Эн никогда не верил в деньги; то есть он не мог поверить в действительную власть денег над жизнью и смертью человека. Рассеянный, равнодушный к вещественным благам, занятый своими мыслями, он был бедняком, сам того не замечая, легким бедняком, которому не приходило в голову применить к себе это слово. И вид осознанной, названной вслух, не стыдящейся себя нищеты, которая стала его собственной нищетой и его виной в то же время, — был для него нестерпим. В серой обывательской бедности физические страдания вовсе не самое характерное. Это комплекс гнета, зависимости, вкоренившегося неуважения к себе и страха.
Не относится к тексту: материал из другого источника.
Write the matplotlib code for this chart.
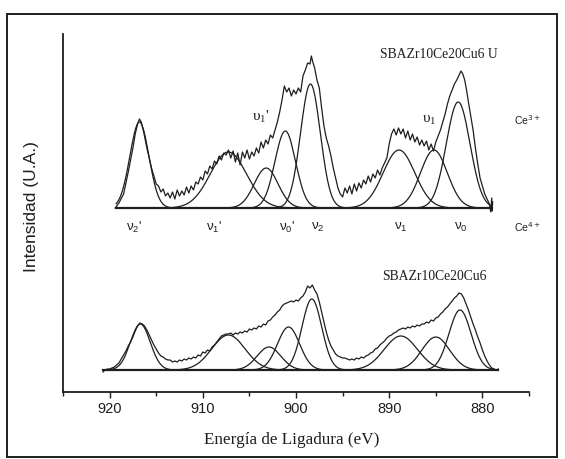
import matplotlib
matplotlib.use("Agg")
import matplotlib.pyplot as plt
import numpy as np
from matplotlib.patches import Rectangle

# ---------------- data (intensity in arbitrary units) ----------------
# Upper spectrum: SBAZr10Ce20Cu6 U (binding energy, eV ; intensity above its baseline)
top_energy = [919.4, 919.0, 918.5, 918.0, 917.75, 917.5, 917.25, 917.0, 916.8, 916.6, 916.3, 916.0,
              915.5, 915.0, 914.75, 914.5, 914.25, 914.0, 913.75, 913.5, 913.25, 913.0, 912.75, 912.5,
              912.25, 912.0, 911.75, 911.5, 911.25, 911.0, 910.75, 910.5, 910.25, 910.0, 909.75, 909.5,
              909.25, 909.0, 908.75, 908.5, 908.25, 908.0, 907.75, 907.5, 907.25, 907.0, 906.75, 906.5,
              906.25, 906.0, 905.75, 905.5, 905.25, 905.0, 904.75, 904.5, 904.25, 904.0, 903.75, 903.5,
              903.25, 903.0, 902.75, 902.5, 902.25, 902.0, 901.75, 901.5, 901.25, 901.0, 900.75, 900.5,
              900.25, 900.0, 899.75, 899.5, 899.25, 899.0, 898.75, 898.5, 898.35, 898.2, 898.0, 897.75,
              897.5, 897.25, 897.0, 896.75, 896.5, 896.25, 896.0, 895.75, 895.5, 895.25, 895.0, 894.75,
              894.5, 894.25, 894.0, 893.75, 893.5, 893.25, 893.0, 892.75, 892.5, 892.25, 892.0, 891.75,
              891.5, 891.25, 891.0, 890.75, 890.5, 890.25, 890.0, 889.75, 889.5, 889.25, 889.0, 888.75,
              888.5, 888.25, 888.0, 887.75, 887.5, 887.25, 887.0, 886.75, 886.5, 886.25, 886.0, 885.75,
              885.5, 885.25, 885.0, 884.75, 884.5, 884.25, 884.0, 883.75, 883.5, 883.25, 883.0, 882.75,
              882.5, 882.3, 882.1, 881.9, 881.7, 881.5, 881.25, 881.0, 880.75, 880.5, 880.25, 880.0,
              879.75, 879.5, 879.25, 879.1, 879.0, 878.95, 878.9]
top_counts = [0, 5, 14, 36, 48, 60, 74, 84, 89, 86, 74, 60,
              40, 24, 22, 16, 19, 12, 15, 10, 16, 9, 18, 12,
              17, 13, 21, 15, 22, 18, 26, 24, 31, 28, 37, 34,
              42, 39, 47, 44, 52, 48, 55, 53, 58, 50, 57, 46,
              55, 43, 56, 50, 58, 49, 56, 52, 60, 55, 66, 60,
              68, 64, 73, 70, 78, 86, 96, 108, 122, 116, 120, 112,
              118, 114, 120, 116, 132, 138, 145, 144, 152, 146, 140, 128,
              120, 100, 82, 70, 62, 52, 40, 30, 20, 14, 11, 20,
              15, 22, 14, 24, 17, 25, 20, 28, 24, 32, 26, 34,
              30, 38, 33, 40, 45, 50, 64, 74, 79, 73, 80, 74,
              79, 70, 77, 68, 74, 66, 71, 63, 68, 62, 67, 58,
              64, 57, 66, 72, 78, 86, 94, 104, 112, 118, 124, 128,
              133, 137, 134, 128, 118, 106, 92, 78, 60, 44, 30, 22,
              14, 9, 4, -4, 10, -3, 6]

# Lower spectrum: SBAZr10Ce20Cu6
bot_energy = [920.7, 920.5, 920.25, 920.0, 919.75, 919.5, 919.25, 919.0, 918.75, 918.5, 918.25, 918.0,
              917.75, 917.5, 917.25, 917.0, 916.75, 916.5, 916.25, 916.0, 915.75, 915.5, 915.25, 915.0,
              914.75, 914.5, 914.25, 914.0, 913.75, 913.5, 913.25, 913.0, 912.75, 912.5, 912.25, 912.0,
              911.75, 911.5, 911.25, 911.0, 910.75, 910.5, 910.25, 910.0, 909.75, 909.5, 909.25, 909.0,
              908.75, 908.5, 908.25, 908.0, 907.75, 907.5, 907.25, 907.0, 906.75, 906.5, 906.25, 906.0,
              905.75, 905.5, 905.25, 905.0, 904.75, 904.5, 904.25, 904.0, 903.75, 903.5, 903.25, 903.0,
              902.75, 902.5, 902.25, 902.0, 901.75, 901.5, 901.25, 901.0, 900.75, 900.5, 900.25, 900.0,
              899.75, 899.5, 899.25, 899.0, 898.75, 898.5, 898.25, 898.0, 897.75, 897.5, 897.25, 897.0,
              896.75, 896.5, 896.25, 896.0, 895.75, 895.5, 895.25, 895.0, 894.75, 894.5, 894.25, 894.0,
              893.75, 893.5, 893.25, 893.0, 892.75, 892.5, 892.25, 892.0, 891.75, 891.5, 891.25, 891.0,
              890.75, 890.5, 890.25, 890.0, 889.75, 889.5, 889.25, 889.0, 888.75, 888.5, 888.25, 888.0,
              887.75, 887.5, 887.25, 887.0, 886.75, 886.5, 886.25, 886.0, 885.75, 885.5, 885.25, 885.0,
              884.75, 884.5, 884.25, 884.0, 883.75, 883.5, 883.25, 883.0, 882.75, 882.5, 882.25, 882.0,
              881.75, 881.5, 881.25, 881.0, 880.75, 880.5, 880.25, 880.0, 879.75, 879.5, 879.25, 879.0,
              878.75, 878.5, 878.3]
bot_counts = [-2, 0, 1, 1, 2, 3, 5, 7, 11, 15, 19, 24,
              28, 33, 39, 44, 47, 46, 44, 40, 35, 30, 25, 21,
              17, 14, 13, 11, 10, 10, 8, 9, 8, 10, 9, 11,
              10, 12, 11, 13, 12, 15, 14, 18, 17, 20, 19, 23,
              25, 28, 31, 34, 35, 36, 36, 37, 35, 37, 36, 38,
              37, 39, 38, 41, 40, 42, 41, 44, 43, 46, 45, 49,
              50, 53, 55, 58, 60, 64, 66, 67, 68, 69, 68, 70,
              69, 72, 74, 78, 84, 82, 85, 80, 76, 68, 58, 48,
              38, 30, 24, 20, 16, 14, 13, 12, 12, 11, 10, 11,
              10, 12, 11, 13, 12, 14, 15, 17, 18, 21, 22, 25,
              27, 29, 32, 34, 35, 37, 38, 40, 41, 42, 41, 43,
              42, 44, 43, 45, 44, 46, 46, 48, 47, 50, 49, 52,
              53, 56, 58, 61, 63, 66, 69, 72, 74, 77, 76, 72,
              66, 60, 53, 46, 40, 33, 27, 20, 14, 9, 5, 2,
              1, 0, 1]

# Fitted components: centre (eV), height, FWHM (eV)
comp_names = ["v2'", "v1'", "v0'", "u1'", "v2", "v1", "u1", "v0"]
top_centers = [916.8, 907.25, 903.2, 901.15, 898.45, 888.95, 885.2, 882.6]
top_heights = [86, 56, 40, 77, 124, 58, 58, 106]
top_fwhm = [2.4, 4.6, 3.0, 2.6, 2.5, 4.0, 3.4, 3.0]

bot_centers = [916.7, 907.25, 902.9, 900.8, 898.3, 888.75, 885.0, 882.4]
bot_heights = [46, 35, 23, 43, 71, 34, 33, 60]
bot_fwhm = [2.5, 4.2, 3.0, 2.8, 2.5, 4.2, 3.5, 2.8]

top_range = (919.3, 879.0)
bot_range = (920.7, 878.3)

x_ticks_major = [920, 910, 900, 890, 880]
x_ticks_minor = [925, 915, 905, 895, 885, 875]

top_offset = 184
bot_offset = 22

# ---------------- figure ----------------
W, H = 565, 459
fig = plt.figure(figsize=(W / 100, H / 100), dpi=100)
fig.patch.set_facecolor("white")

ax = fig.add_axes([63 / W, 1 - 392 / H, (529 - 63) / W, (392 - 34) / H])
ax.set_xlim(925, 875)
ax.set_ylim(0, 358)

ink = "#1e1e1e"

for side in ["top", "right"]:
    ax.spines[side].set_visible(False)
ax.spines["left"].set_linewidth(1.3)
ax.spines["bottom"].set_linewidth(1.3)
ax.spines["left"].set_color(ink)
ax.spines["bottom"].set_color(ink)
ax.set_yticks([])
ax.set_xticks(x_ticks_major)
ax.set_xticks(x_ticks_minor, minor=True)
ax.tick_params(axis="x", which="both", direction="out", length=4, width=1.0, color=ink, pad=3.5)
ax.tick_params(axis="x", which="minor", length=3)
for lbl in ax.get_xticklabels():
    lbl.set_fontfamily("Liberation Sans")
    lbl.set_fontsize(10.5)
    lbl.set_color(ink)


def gauss(e, c, h, fw):
    s = fw / 2.3548
    return h * np.exp(-0.5 * ((e - c) / s) ** 2)


def draw_block(energy, counts, centers, heights, fwhms, rng, off):
    lo, hi = min(rng), max(rng)
    e = np.linspace(lo, hi, 600)
    for c, h, fw in zip(centers, heights, fwhms):
        ax.plot(e, off + gauss(e, c, h, fw), color=ink, lw=0.9)
    ax.plot([rng[0], rng[1]], [off, off], color=ink, lw=1.6)
    ax.plot(energy, off + np.asarray(counts, float), color=ink, lw=0.9)


draw_block(top_energy, top_counts, top_centers, top_heights, top_fwhm, top_range, top_offset)
draw_block(bot_energy, bot_counts, bot_centers, bot_heights, bot_fwhm, bot_range, bot_offset)

serif = "Liberation Serif"
sans = "Liberation Sans"

ax.text(891.0, 337, "SBAZr10Ce20Cu6 U", family=serif, fontsize=9.8, color=ink,
        ha="left", va="center", clip_on=False)
ax.text(890.8, 116, "SBAZr10Ce20Cu6", family=serif, fontsize=9.8, color=ink,
        ha="left", va="center", clip_on=False)
ax.text(876.6, 272, r"Ce$^{3+}$", family=sans, fontsize=7.5, color=ink,
        ha="left", va="center", clip_on=False)
ax.text(876.6, 165, r"Ce$^{4+}$", family=sans, fontsize=7.5, color=ink,
        ha="left", va="center", clip_on=False)

ax.text(903.8, 275, r"$\mathregular{υ_1}$'", family=serif, fontsize=11, color=ink,
        ha="center", va="center")
ax.text(885.7, 272, r"$\mathregular{υ_1}$", family=serif, fontsize=11, color=ink,
        ha="center", va="center")

nu_labels = [r"$\mathregular{ν_2}$'", r"$\mathregular{ν_1}$'", r"$\mathregular{ν_0}$'",
             r"$\mathregular{ν_2}$", r"$\mathregular{ν_1}$", r"$\mathregular{ν_0}$"]
nu_pos = [917.4, 908.8, 901.0, 897.7, 888.75, 882.3]
for t, e in zip(nu_labels, nu_pos):
    ax.text(e, 165, t, family=sans, fontsize=9.5, color=ink, ha="center", va="center")

fig.text(292 / W, 1 - 440 / H, "Energía de Ligadura (eV)", family=serif, fontsize=12.3,
         color=ink, ha="center", va="center")
fig.text(32 / W, 1 - 207 / H, "Intensidad (U.A.)", family=sans, fontsize=12.5,
         color=ink, ha="center", va="center", rotation=90)

# outer frame of the scanned figure
fig.patches.append(Rectangle((7 / W, 1 - 457 / H), (557 - 7) / W, (457 - 14) / H,
                             transform=fig.transFigure, fill=False, edgecolor=ink, lw=1.4))

fig.savefig("out.png", dpi=100, facecolor="white")
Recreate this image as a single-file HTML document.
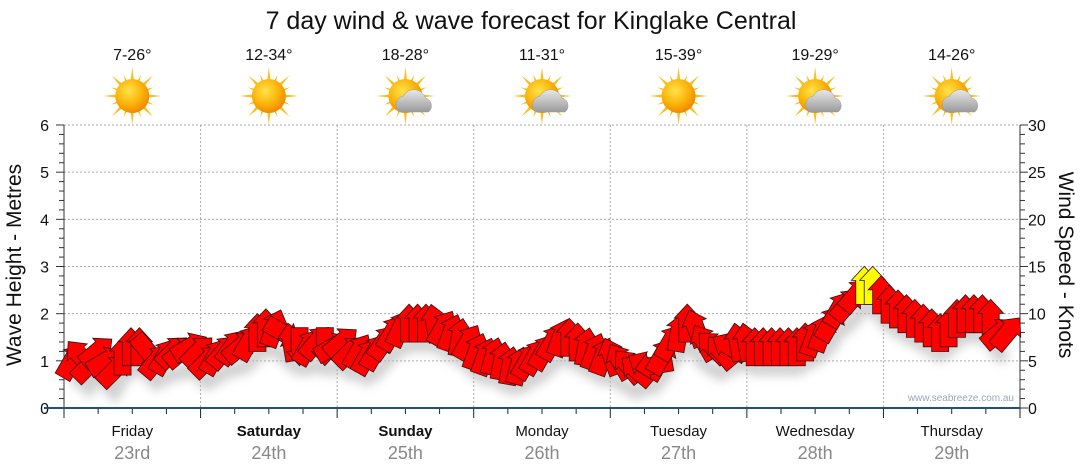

Это, например, уверенность в том, что нужно, что естественно простоять четыре часа в приемной бесплатной амбулатории, чтобы не пойти в платную, где заплатить надо рубль; это формулы вроде — я не такая барыня, чтобы в баню ходить во второй класс… Это, в особенности, комплекс трудности и скрытой враждебности всех вещей. Для бедняка — как для художника — в жизни нет ничего, что оставалось бы незамеченным. Он ходит и помнит при этом, что стирает подметки своих сапог, он садится в трамвай и знает, что должен заплатить столько-то копеек; он отправил письмо и заметил, как наклеивал марку. Он лишен автоматических жестов. В его окружении — ничего плавного и покорного. И Эн, державший нити в руках, развязал трагедию нищеты…

Это мельчайший эпизод вечной борьбы слабого с сильным, в которой сильный заранее побежден раскаянием. Неотразимое оружие слабого — бесстыдство слабого, с которым он выставляет напоказ все, что сделало его жалким. Он мучит сильного кровным унижением, отраженным в том с большой точностью. И сильный, чтобы жить, озлобляется, вытесняет, не видит того, что видели все. И теперь, когда он увидел — слишком поздно, — он побежден и наказан и в сердце у него незакрывающаяся рана. И ничем — ни трудом, ни страстью, ни усталостью — нельзя оправдаться.